I’m so sorry to hear about your sister. I think some e-mail got mixed up, I had written about her. Darn….I feel mixed…sick and sad at the same time. I’ll continue to pray for her, and I’m sad your weekend turned out this way
But I truly believe you have done the right thing. Isn’t it funny how certain “things just click” I know right where you are coming from.
Actually I have someone in my life I feel the same about. Oh well one day at a time right.
And did I hear right?????????? 14.5 pounds!!!! OMG Girlfriend…your rockin Texas LOL!!!!
I’m so proud of you, I’m so glad I took time to read your blog. You’ve made my day (as you always do )
One last thing, that quote at the end…I stumbled upon a site with quotes, and that one was there, love it
Go Colton!!!!!!!!!!!! I’m so excited for him. What an awesome kid Shanna, I can feel your joy and pride in him and the excitement is just pouring through my screen.
Love ya bunches
Jane
Happy moments Don’t forget me; Difficult moments ~ Trust me; Quiet moments ~ call me; Painful moments Tell me; Every moment ~ I bless you
Woops, one last thing….I have some questions and advice…if you get a chance can you read my blog today??????????? PLEEEEEEEEEEEEEEASE!!!!
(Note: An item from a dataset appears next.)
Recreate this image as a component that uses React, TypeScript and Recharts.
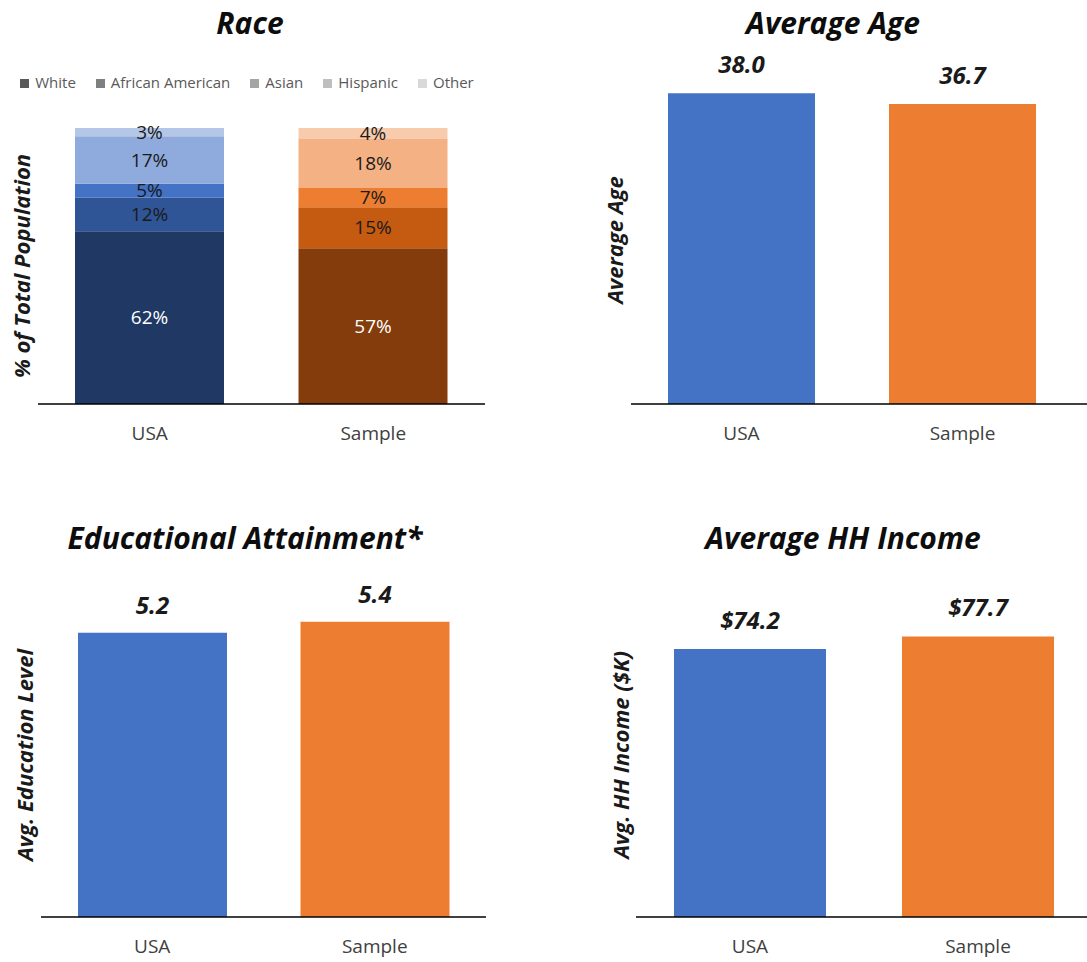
import React from 'react';
import { BarChart, Bar, XAxis, YAxis, Cell, LabelList, Legend } from 'recharts';

// ---- data ----
const categories = ['USA', 'Sample'];
const raceGroups = ['White', 'African American', 'Asian', 'Hispanic', 'Other'];
const whiteShare = [62, 57];
const africanAmericanShare = [12, 15];
const asianShare = [5, 7];
const hispanicShare = [17, 18];
const otherShare = [3, 4];
const averageAge = [38.0, 36.7];
const educationLevel = [5.2, 5.4];
const hhIncome = [74.2, 77.7];

// ---- styles ----
const FONT = "'Open Sans', 'Noto Sans', sans-serif";
const BLUE = '#4472C4';
const ORANGE = '#ED7D31';
const raceKeys = ['white', 'africanAmerican', 'asian', 'hispanic', 'other'];
const raceLegendGray = ['#595959', '#7f7f7f', '#a5a5a5', '#bfbfbf', '#d9d9d9'];
const raceUsaColors = ['#203864', '#2F5597', '#4472C4', '#8FAADC', '#B4C7E7'];
const raceSampleColors = ['#843C0C', '#C55A11', '#ED7D31', '#F4B183', '#F8CBAD'];
const raceLabelFill = ['#ffffff', '#1a1a1a', '#1a1a1a', '#1a1a1a', '#1a1a1a'];

const raceSeries = [whiteShare, africanAmericanShare, asianShare, hispanicShare, otherShare];
const raceData = categories.map((name, i) => {
  const row: any = { name };
  raceKeys.forEach((k, j) => {
    row[k] = raceSeries[j][i];
  });
  return row;
});
const ageData = categories.map((name, i) => ({ name, value: averageAge[i] }));
const eduData = categories.map((name, i) => ({ name, value: educationLevel[i] }));
const incomeData = categories.map((name, i) => ({ name, value: hhIncome[i] }));
const barColors = [BLUE, ORANGE];

const tickStyle = { fill: '#404040', fontSize: 19 };
const axisLine = { stroke: '#000', strokeWidth: 1.5 };

function Title({ text, cx, cy }: { text: string; cx: number; cy: number }) {
  return (
    <div
      style={{
        position: 'absolute',
        left: cx,
        top: cy,
        transform: 'translate(-50%, -50%)',
        fontSize: 30,
        fontWeight: 700,
        fontStyle: 'italic',
        color: '#0d0d0d',
        whiteSpace: 'nowrap',
        lineHeight: 1,
      }}
    >
      {text}
    </div>
  );
}

function YLabel({ text, cx, cy, weight = 700 }: { text: string; cx: number; cy: number; weight?: number }) {
  return (
    <div
      style={{
        position: 'absolute',
        left: cx,
        top: cy,
        transform: 'translate(-50%, -50%) rotate(-90deg)',
        fontSize: 22,
        fontWeight: weight,
        fontStyle: 'italic',
        color: '#1a1a1a',
        whiteSpace: 'nowrap',
        lineHeight: 1,
      }}
    >
      {text}
    </div>
  );
}

function SimpleBars({ data, width, height, margin, domain, barSize, padRight, fmt, offset }: any) {
  return (
    <BarChart width={width} height={height} data={data} margin={margin}>
      <XAxis
        dataKey="name"
        height={40}
        tickLine={false}
        axisLine={axisLine}
        tick={tickStyle}
        tickMargin={17}
        padding={{ left: 0, right: padRight }}
      />
      <YAxis hide domain={domain} />
      <Bar dataKey="value" barSize={barSize} isAnimationActive={false}>
        {data.map((_: any, i: number) => (
          <Cell key={i} fill={barColors[i]} />
        ))}
        <LabelList
          dataKey="value"
          position="top"
          offset={offset}
          formatter={fmt}
          fill="#1a1a1a"
          fontSize={24}
          fontWeight={700}
          fontStyle="italic"
        />
      </Bar>
    </BarChart>
  );
}

export default function App() {
  return (
    <div
      style={{
        position: 'absolute',
        left: 0,
        top: 0,
        width: 1087,
        height: 962,
        overflow: 'hidden',
        background: '#fff',
        fontFamily: FONT,
      }}
    >
      {/* Race */}
      <div style={{ position: 'absolute', left: 0, top: 0 }}>
        <BarChart
          width={540}
          height={460}
          data={raceData}
          stackOffset="expand"
          margin={{ top: 128, right: 55, bottom: 16, left: 38 }}
        >
          <XAxis
            dataKey="name"
            height={40}
            tickLine={false}
            axisLine={axisLine}
            tick={tickStyle}
            tickMargin={17}
          />
          <YAxis hide domain={[0, 1]} />
          <Legend
            verticalAlign="middle"
            align="center"
            layout="horizontal"
            iconType="square"
            iconSize={9}
            itemSorter={(item: any) => raceGroups.indexOf(item.value)}
            wrapperStyle={{ top: 72, left: 9, width: 496, fontSize: 15, lineHeight: '20px' }}
            formatter={(value: any) => (
              <span style={{ color: '#595959', marginLeft: 2, marginRight: 10 }}>{value}</span>
            )}
          />
          {raceKeys.map((k, j) => (
            <Bar
              key={k}
              dataKey={k}
              name={raceGroups[j]}
              stackId="race"
              fill={raceLegendGray[j]}
              barSize={149}
              isAnimationActive={false}
            >
              <Cell fill={raceUsaColors[j]} />
              <Cell fill={raceSampleColors[j]} />
              <LabelList
                dataKey={k}
                position="center"
                formatter={(v: any) => `${v}%`}
                fill={raceLabelFill[j]}
                fontSize={19}
              />
            </Bar>
          ))}
        </BarChart>
      </div>
      <Title text="Race" cx={250} cy={23} />
      <YLabel text="% of Total Population" cx={21} cy={266} />

      {/* Average Age */}
      <div style={{ position: 'absolute', left: 540, top: 0 }}>
        <SimpleBars
          data={ageData}
          width={547}
          height={460}
          margin={{ top: 77, right: 0, bottom: 16, left: 91 }}
          domain={[0, 40]}
          barSize={147}
          padRight={14}
          offset={20}
          fmt={(v: any) => Number(v).toFixed(1)}
        />
      </div>
      <Title text="Average Age" cx={833} cy={23} />
      <YLabel text="Average Age" cx={614} cy={240} />

      {/* Educational Attainment */}
      <div style={{ position: 'absolute', left: 0, top: 470 }}>
        <SimpleBars
          data={eduData}
          width={540}
          height={492}
          margin={{ top: 119, right: 54, bottom: 5, left: 41 }}
          domain={[0, 6]}
          barSize={149}
          padRight={0}
          offset={19}
          fmt={(v: any) => Number(v).toFixed(1)}
        />
      </div>
      <Title text="Educational Attainment*" cx={245} cy={538} />
      <YLabel text="Avg. Education Level" cx={24} cy={755} />

      {/* Average HH Income */}
      <div style={{ position: 'absolute', left: 540, top: 470 }}>
        <SimpleBars
          data={incomeData}
          width={552}
          height={492}
          margin={{ top: 122, right: 0, bottom: 5, left: 96 }}
          domain={[0, 90]}
          barSize={152}
          padRight={0}
          offset={20}
          fmt={(v: any) => `$${Number(v).toFixed(1)}`}
        />
      </div>
      <Title text="Average HH Income" cx={843} cy={538} />
      <YLabel text="Avg. HH Income ($K)" cx={620} cy={755} />
    </div>
  );
}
HHHHUUUUUUUUUUUGGGGGGGGGGSSSSSSSSS!!!
Oh Shan, I am so in support of you with your sister, She has to take responsibilty for her own actions. I love that you planted a seed with her with your testimony.
Good luck to Colt, and congrats on your loss!
I don’t know what happened to my comment…is it in your moderation folder or do I have to retype the WHOLE thing? Okay, well if you need it again just pop me a message. I came back into your blog to congratulate you on your loss!!! That’s huge!!! So now it’s GO COLT AND GO SHAN!!!